Ryan Greene is an American record producer, sound engineer, former owner of Crush Recording Studios in Scottsdale, Arizona and founder of Area 52 Entertainment in Los Angeles, California. In an over 25-year-long career he has worked with many artists including Jay-Z, Lita Ford, Tonic, Mr. Big, Wilson Phillips, Megadeth, NOFX, Alice Cooper, Cheap Trick, Usher, Patti LaBelle, Dishwalla and Gladys Knight. He has worked on over 250 musical projects and has been described as an "A-list producer".

Biography

Ryan Greene started his musical career as a drummer in local Los Angeles bands. He became a live engineer at the age of 15.
At age 19 he started working at MCA Music Publishing Studio as a tape duplicator. Greene was eventually promoted directly to first engineer. He was the youngest engineer at MCA. While employed by MCA he worked together with people like Glen Ballard, Diane Warren and Desmond Child. From 1988 to 1996, Greene worked at EMI music publishing as chief engineer where he did all the pre-production for Megadeth's best selling album Countdown to Extinction, released in 1992. It sold over a million copies. This eventually lead Greene to working with Megadeth bassist Dave Ellefson's band F5. In 1994, he worked with Brett Gurewitz owner of Epitaph Records and founding member of the punk rock band Bad Religion on a demo recording for Bad Religion. Brett Gurewitz hooked Ryan Greene up with the punk rock band NOFX and he produced their record Punk in Drublic the same year. The record sold more than a half million worldwide on its way to being certified gold and became NOFX's best selling record.
In 1997, Greene started Motor Studios in San Francisco together with Fat Mike owner of Fat Wreck Chords and frontman/singer/bass player of NOFX. Greene produced over 40 punk and rock bands for Fat Wreck Chords such as Lagwagon, No Use for a Name, Good Riddance, Pulley, Strung Out, Propagandhi, Me First and the Gimme Gimmes, The Dickies and was instrumental in coining the successful sound of the 1990s skate punk.
Sometime during the recording of The Real Mckenzies' 2005 album 10,000 Shots, Greene had a dispute with Fat Mike. After 40 projects, their business relationship ended.
In 2005, Ryan Greene founded the Crush Recording Studios in Scottsdale, Arizona.

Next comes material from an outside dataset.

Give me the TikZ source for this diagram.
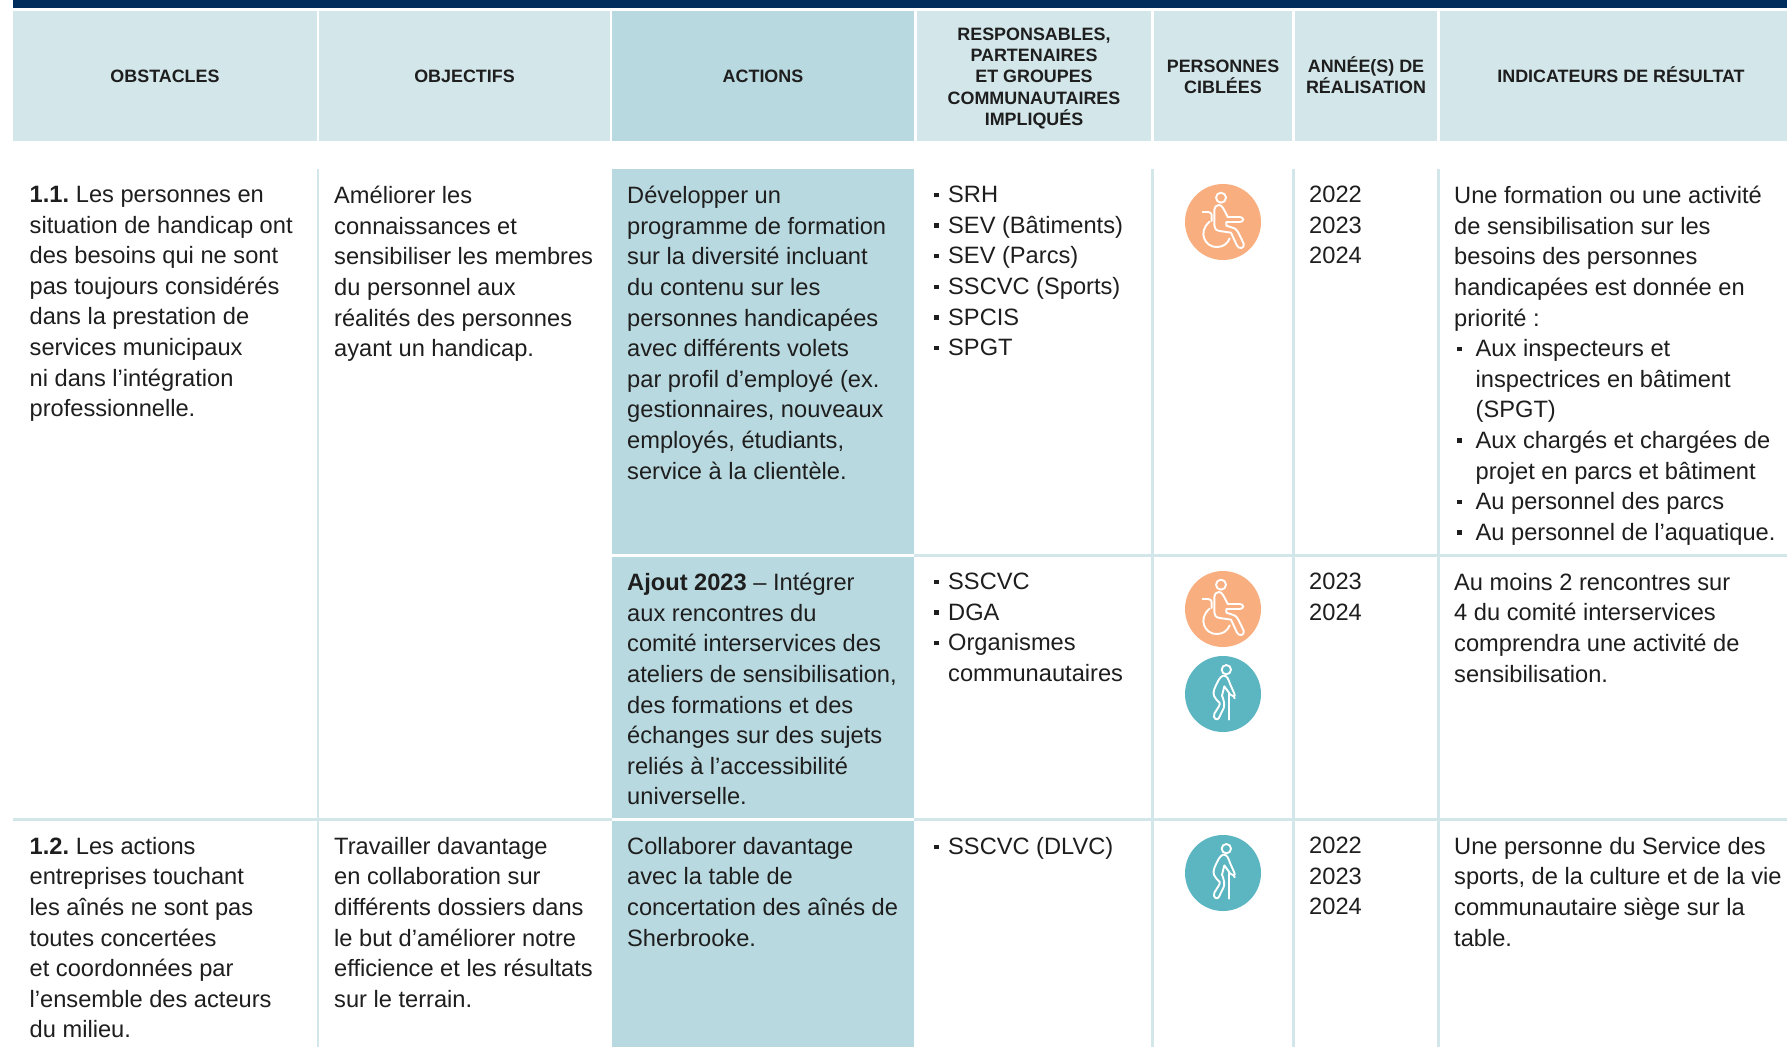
\documentclass[tikz,border=0pt]{standalone}
\usepackage{fontspec}
\setmainfont{Liberation Sans}
\definecolor{navy}{HTML}{002D5B}
\definecolor{pale}{HTML}{D3E6EA}
\definecolor{mid}{HTML}{B9D9E0}
\definecolor{ink}{HTML}{1E1E1E}
\definecolor{orangeic}{HTML}{F9AE7F}
\definecolor{tealic}{HTML}{5BB6C1}
\newcommand{\blt}{\makebox[15pt][l]{\hspace{1pt}\raisebox{5.5pt}{\rule{4.5pt}{4.5pt}}}}
\newcommand{\ind}{\makebox[15pt]{}}
\newcommand{\bltb}{\makebox[21.5pt][l]{\hspace{3pt}\raisebox{5.5pt}{\rule{4.5pt}{4.5pt}}}}
\newcommand{\indb}{\makebox[21.5pt]{}}
\newcommand{\wheelicon}[1]{%
  \begin{scope}[shift={#1}]
    \fill[orangeic] (0,0) circle[radius=38];
    \begin{scope}[xscale=1/3,yscale=1/3,xshift=-248,yshift=185,icon]
      \draw (242,112) circle[radius=15];
      \draw (236,134) .. controls (245,134) and (250,145) .. (262,170) -- (298,170)
        .. controls (312,170) and (312,185) .. (298,185) -- (258,185) -- (258,196) -- (282,204)
        .. controls (290,208) and (292,212) .. (310,250)
        .. controls (314,264) and (296,268) .. (290,256) -- (272,217) -- (238,212)
        .. controls (226,210) and (222,204) .. (222,195) -- (222,148)
        .. controls (222,140) and (228,134) .. (236,134) -- cycle;
      \draw (187,155) -- (204,155) .. controls (212,155) and (214,160) .. (214,170) -- (214,182);
      \draw (208,184) .. controls (170,215) and (195,262) .. (230,260)
        .. controls (248,260) and (262,250) .. (268,234);
    \end{scope}
  \end{scope}}
\newcommand{\walkicon}[1]{%
  \begin{scope}[shift={#1}]
    \fill[tealic] (0,0) circle[radius=38];
    \begin{scope}[xscale=1/3,yscale=1/3,xshift=-248,yshift=163,icon]
      \draw (258,90) circle[radius=14];
      \draw (248,108) .. controls (238,112) and (232,125) .. (222,148)
        .. controls (216,165) and (220,172) .. (238,190)
        .. controls (240,196) and (232,205) .. (222,222)
        .. controls (216,238) and (232,244) .. (236,234) -- (250,205)
        .. controls (254,195) and (250,180) .. (245,168) -- (252,140) -- (270,165) -- (280,170)
        .. controls (284,172) and (284,165) .. (282,162) -- (270,135)
        .. controls (264,118) and (260,106) .. (248,108) -- cycle;
      \draw (265,160) -- (265,240);
      \draw (280,170) -- (283,176);
    \end{scope}
  \end{scope}}
\tikzset{
  hdr/.style={font=\bfseries\fontsize{17.9}{21.3}\selectfont, text=ink, align=center, anchor=center, inner sep=0pt},
  cell/.style={font=\fontsize{23.65}{30.6}\selectfont, text=ink, align=left, anchor=north west, inner sep=0pt, execute at begin node={\vphantom{é}}},
  rule/.style={pale, line width=2.5pt},
  icon/.style={draw=white, line width=1.9pt, line join=round, line cap=round, fill=none},
}
\begin{document}
\begin{tikzpicture}[x=1pt,y=-1pt]
\useasboundingbox (0,0) rectangle (1787,1047);
\fill[white] (0,0) rectangle (1787,1047);
% top band
\fill[navy] (13,0) rectangle (1787,8);
% header
\fill[pale] (13,11) rectangle (316.5,141);
\fill[pale] (319,11) rectangle (609.5,141);
\fill[mid] (612,11) rectangle (914,141);
\fill[pale] (917,11) rectangle (1151,141);
\fill[pale] (1153.5,11) rectangle (1292,141);
\fill[pale] (1294.5,11) rectangle (1437,141);
\fill[pale] (1439.5,11) rectangle (1787,141);
% body fills
\fill[mid] (612,169) rectangle (914,554);
\fill[mid] (612,557) rectangle (914,818);
\fill[mid] (612,821) rectangle (914,1047);
% rules
\draw[rule] (318,169) -- (318,1047);
\draw[rule] (1152.5,169) -- (1152.5,1047);
\draw[rule] (1293.5,169) -- (1293.5,1047);
\draw[rule] (1438.5,169) -- (1438.5,1047);
\draw[rule] (914,555.5) -- (1787,555.5);
\draw[rule] (13,819.5) -- (612,819.5);
\draw[rule] (914,819.5) -- (1787,819.5);
% header text
\node[hdr] (h1) at (165,76.3) {OBSTACLES};
\node[hdr] (h2) at (464.5,76.3) {OBJECTIFS};
\node[hdr] (h3) at (763,76.3) {ACTIONS};
\node[hdr] (h4) at (1034,78.5) {RESPONSABLES,\\PARTENAIRES\\ET GROUPES\\COMMUNAUTAIRES\\IMPLIQUÉS};
\node[hdr] (h5) at (1223,76.5) {PERSONNES\\CIBLÉES};
\node[hdr] (h6) at (1366,75.5) {ANNÉE(S) DE\\RÉALISATION};
\node[hdr] (h7) at (1621,74.7) {INDICATEURS DE RÉSULTAT};
% row 1
\node[cell] (a1) at (29.5,186) {\textbf{1.1.}\hspace{-2pt} Les personnes en\\situation de handicap ont\\des besoins qui ne sont\\pas toujours considérés\\dans la prestation de\\services municipaux\\ni dans l’intégration\\professionnelle.};
\node[cell] (b1) at (334,186) {Améliorer les\\connaissances et\\sensibiliser les membres\\du personnel aux\\réalités des personnes\\ayant un handicap.};
\node[cell] (c1) at (627,186) {Développer un\\programme de formation\\sur la diversité incluant\\du contenu sur les\\personnes handicapées\\avec différents volets\\par profil d’employé (ex.\\gestionnaires, nouveaux\\employés, étudiants,\\service à la clientèle.};
\node[cell] (d1) at (933,186) {\blt SRH\\\blt SEV (Bâtiments)\\\blt SEV (Parcs)\\\blt SSCVC (Sports)\\\blt SPCIS\\\blt SPGT};
\node[cell] (f1) at (1309,186) {2022\\2023\\2024};
\node[cell] (g1) at (1454,186) {Une formation ou une activité\\de sensibilisation sur les\\besoins des personnes\\handicapées est donnée en\\priorité :\\\bltb Aux inspecteurs et\\\indb inspectrices en bâtiment\\\indb (SPGT)\\\bltb Aux chargés et chargées de\\\indb projet en parcs et bâtiment\\\bltb Au personnel des parcs\\\bltb Au personnel de l’aquatique.};
% row 2
\node[cell] (c2) at (627,573) {\textbf{Ajout 2023} – Intégrer\\aux rencontres du\\comité interservices des\\ateliers de sensibilisation,\\des formations et des\\échanges sur des sujets\\reliés à l’accessibilité\\universelle.};
\node[cell] (d2) at (933,573) {\blt SSCVC\\\blt DGA\\\blt Organismes\\\ind communautaires};
\node[cell] (f2) at (1309,573) {2023\\2024};
\node[cell] (g2) at (1454,573) {Au moins 2 rencontres sur\\4 du comité interservices\\comprendra une activité de\\sensibilisation.};
% row 3
\node[cell] (a3) at (29.5,837) {\textbf{1.2.}\hspace{-2pt} Les actions\\entreprises touchant\\les aînés ne sont pas\\toutes concertées\\et coordonnées par\\l’ensemble des acteurs\\du milieu.};
\node[cell] (b3) at (334,837) {Travailler davantage\\en collaboration sur\\différents dossiers dans\\le but d’améliorer notre\\efficience et les résultats\\sur le terrain.};
\node[cell] (c3) at (627,837) {Collaborer davantage\\avec la table de\\concertation des aînés de\\Sherbrooke.};
\node[cell] (d3) at (933,837) {\blt SSCVC (DLVC)};
\node[cell] (f3) at (1309,837) {2022\\2023\\2024};
\node[cell] (g3) at (1454,837) {Une personne du Service des\\sports, de la culture et de la vie\\communautaire siège sur la\\table.};
% icons
\wheelicon{(1223,222)}
\wheelicon{(1223,609)}
\walkicon{(1223,694)}
\walkicon{(1223,873)}
\end{tikzpicture}
\end{document}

In January 2009 Greene sold Crush Recording and opened his new recording facility Area 52 Entertainment.
Greene has also engineered and mixed songs for the video games ', ', Rock Revolution, and Rock Band.
In 2010, Greene opened a recording complex, Validus Recording, and was named 'Producer Of The Year’ by the Los Angeles Music Awards.
In 2011, he released a drum sample replacement library called Ryan Greene Alt Drums.